Following widespread media reports on Wang Jiuliang’s extensive photographic documentation of waste mismanagement in the capital, the municipal government designed a plan to clean up and regulate about 1000 dumpsites surrounding the city. Wang’s next work, Plastic China, didn’t meet with the same governmental forbearance. The documentary film exposed the social, ecological and economic cost generated the plastic waste imported in the country for recycling. This time Wang’s efforts were promptly censored. The film and all associated reviews and comments disappeared from websites in China. In spite of the censorship, the central government actually took in the information presented in Plastic China and acted upon it. Besides, widespread online support of Wang’s work suggests a growing civic environmentalism among citizens.


Wen Fang, Terracotta Migrant Laborers of People’s Republic, 2008

Wen Fang’s work gives a voice and a visibility to marginalised communities. Her installation Terracotta Migrant Laborers of People’s Republic consists of 300 cement bricks printed with head portraits of migrant workers. A direct homage to a relentlessly overlooked social group, the work acknowledges a community whose existence is often rendered invisible in a society that seems to accept that socioeconomic inequality is an unavoidable price to pay in exchange for China’s rise to a global economic power.

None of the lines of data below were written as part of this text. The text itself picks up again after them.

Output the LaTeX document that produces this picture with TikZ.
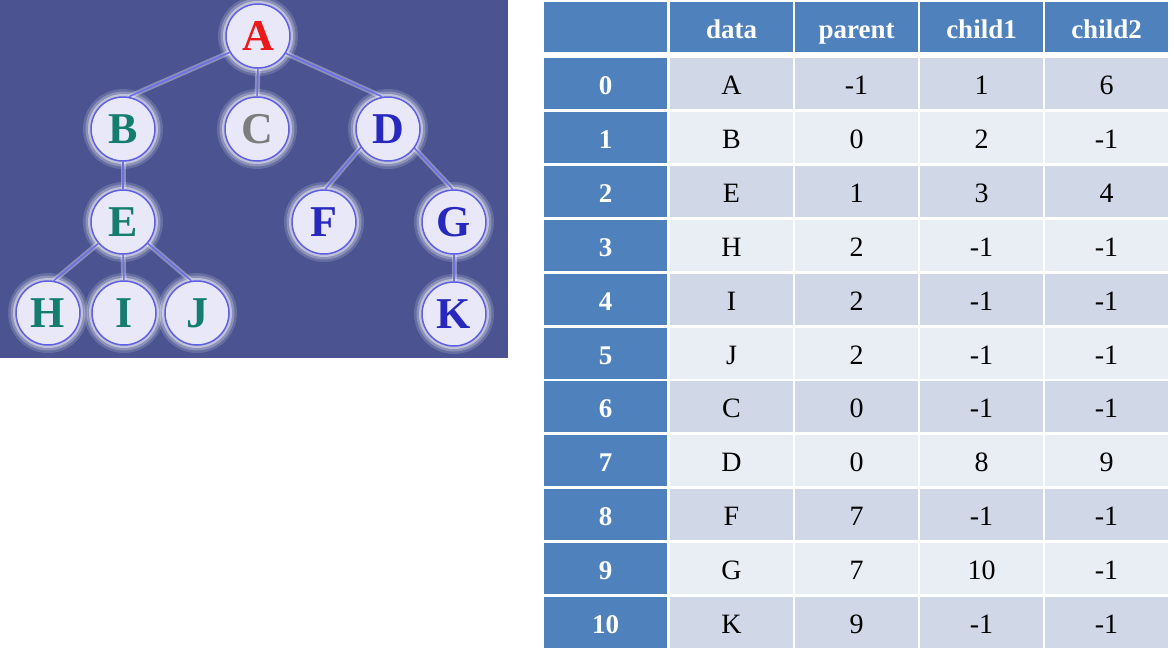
\documentclass[tikz,border=0pt]{standalone}
\usepackage{fontspec}
\setmainfont{Liberation Serif}
\pgfdeclarelayer{back}
\pgfdeclarelayer{mid}
\pgfsetlayers{back,mid,main}
\definecolor{treebg}{RGB}{75,84,145}
\definecolor{nodefill}{RGB}{232,232,248}
\definecolor{nodeline}{RGB}{95,95,225}
\definecolor{edgeblue}{RGB}{110,110,235}
\definecolor{cred}{RGB}{235,25,25}
\definecolor{cteal}{RGB}{20,125,112}
\definecolor{cgray}{RGB}{125,125,125}
\definecolor{cblue}{RGB}{40,40,190}
\definecolor{hdrblue}{RGB}{79,129,189}
\definecolor{rowdark}{RGB}{208,216,232}
\definecolor{rowlight}{RGB}{233,237,244}
\begin{document}
\begin{tikzpicture}[x=1pt,y=-1pt,
  tnode/.style={circle, minimum size=64pt, inner sep=0pt, fill=nodefill, draw=nodeline, line width=1.5pt, font=\fontsize{44}{44}\selectfont\bfseries},
  edge/.style={draw=edgeblue, line width=1.5pt, preaction={draw=white, line width=5pt, draw opacity=0.35}},
  glow/.style={fill=white, fill opacity=#1},
  cell/.style={rectangle, inner sep=0pt, minimum width=123pt, minimum height=51pt, text height=25pt, text depth=3pt, font=\fontsize{28}{28}\selectfont},
  hcell/.style={cell, fill=hdrblue, text=white, font=\fontsize{27}{27}\selectfont\bfseries},
]
\useasboundingbox (0,0) rectangle (1174,659);
% tree nodes
\node[tnode, text=cred]  (A) at (258,36)  {A};
\node[tnode, text=cteal] (B) at (123,129) {B};
\node[tnode, text=cgray] (C) at (257,129) {C};
\node[tnode, text=cblue] (D) at (388,129) {D};
\node[tnode, text=cteal] (E) at (123,222) {E};
\node[tnode, text=cblue] (F) at (324,222) {F};
\node[tnode, text=cblue] (G) at (454,222) {G};
\node[tnode, text=cteal] (H) at (48,313)  {H};
\node[tnode, text=cteal] (I) at (124,313) {I};
\node[tnode, text=cteal] (J) at (197,313) {J};
\node[tnode, text=cblue] (K) at (454,314) {K};
\begin{pgfonlayer}{back}
  \fill[white] (0,0) rectangle (1174,659);
  \fill[treebg] (0,0) rectangle (508,358);
  \foreach \n in {A,B,C,D,E,F,G,H,I,J,K} {
    \fill[glow=0.15] (\n.center) circle (40);
    \fill[glow=0.25] (\n.center) circle (37.5);
    \fill[glow=0.45] (\n.center) circle (35);
  }
\end{pgfonlayer}
\begin{pgfonlayer}{mid}
  \draw[edge] (A.210) -- (B.80);
  \draw[edge] (A.south) -- (C.north);
  \draw[edge] (A.328) -- (D.100);
  \draw[edge] (B.south) -- (E.north);
  \draw[edge] (D.214) -- (F.88);
  \draw[edge] (D.324) -- (G.92);
  \draw[edge] (E.221) -- (H.80);
  \draw[edge] (E.south) -- (I.north);
  \draw[edge] (E.319) -- (J.100);
  \draw[edge] (G.south) -- (K.north);
\end{pgfonlayer}
% table header
\node[hcell, minimum height=50pt] (h0) at (605.5,27) {};
\node[hcell, minimum height=50pt] (h1) at (731.5,27) {data};
\node[hcell, minimum height=50pt] (h2) at (856.5,27) {parent};
\node[hcell, minimum height=50pt] (h3) at (981.5,27) {child1};
\node[hcell, minimum height=50pt] (h4) at (1106.5,27) {child2};
% table rows
\foreach \r/\d/\p/\ca/\cb in {0/A/-1/1/6, 1/B/0/2/-1, 2/E/1/3/4, 3/H/2/-1/-1, 4/I/2/-1/-1, 5/J/2/-1/-1, 6/C/0/-1/-1, 7/D/0/8/9, 8/F/7/-1/-1, 9/G/7/10/-1, 10/K/9/-1/-1} {
  \pgfmathsetmacro\yc{58+\r*53.9+25.5}
  \ifodd\r \def\rowc{rowlight}\else\def\rowc{rowdark}\fi
  \node[hcell] (t-\r-0) at (605.5,\yc) {\r};
  \node[cell, fill=\rowc] (t-\r-1) at (731.5,\yc) {\d};
  \node[cell, fill=\rowc] (t-\r-2) at (856.5,\yc) {\p};
  \node[cell, fill=\rowc] (t-\r-3) at (981.5,\yc) {\ca};
  \node[cell, fill=\rowc] (t-\r-4) at (1106.5,\yc) {\cb};
}
\end{tikzpicture}
\end{document}
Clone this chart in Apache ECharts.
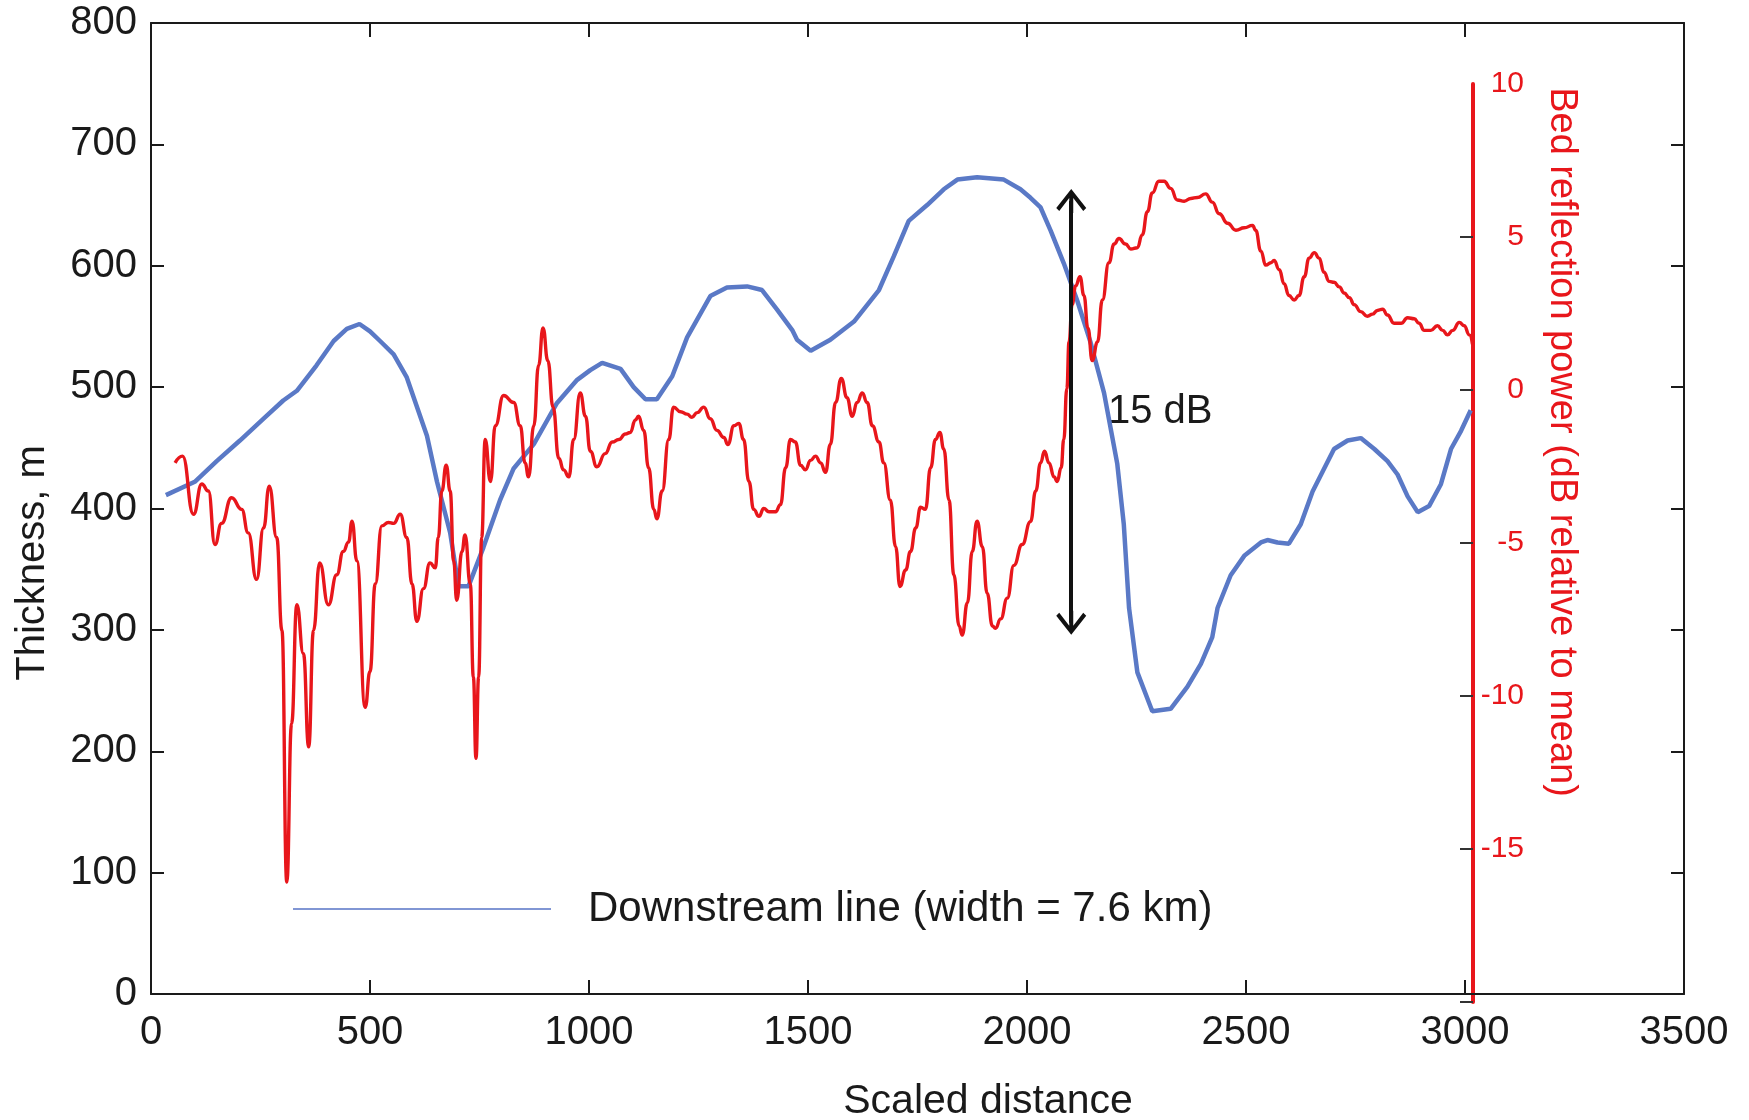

Wen Fang, Arts For Crafts Sake-Ningxia Women 1, 2010

Wen went further in her efforts to engage with the life of marginalized populations. She traveled to Xihaigu in Ningxia Province where local women have no independent income and domestic violence is becoming a serious problem. As part of her Art Poverty Alleviation project, the artist helped these women create a series of modern artworks. The works were inspired by local crafts and traditional techniques. 50% of sales profits were passed on to the cooperatives as health, education and development funds.

Wen’s Arts for Crafts’ Sake project was considered by many as a successful experiment in poverty alleviation through art. However, in late 2012, she had to put an end to the project, mostly because of the hostility she encountered from local government officials and some locals in Yuwang town towards her activities in the countryside of Ningxia.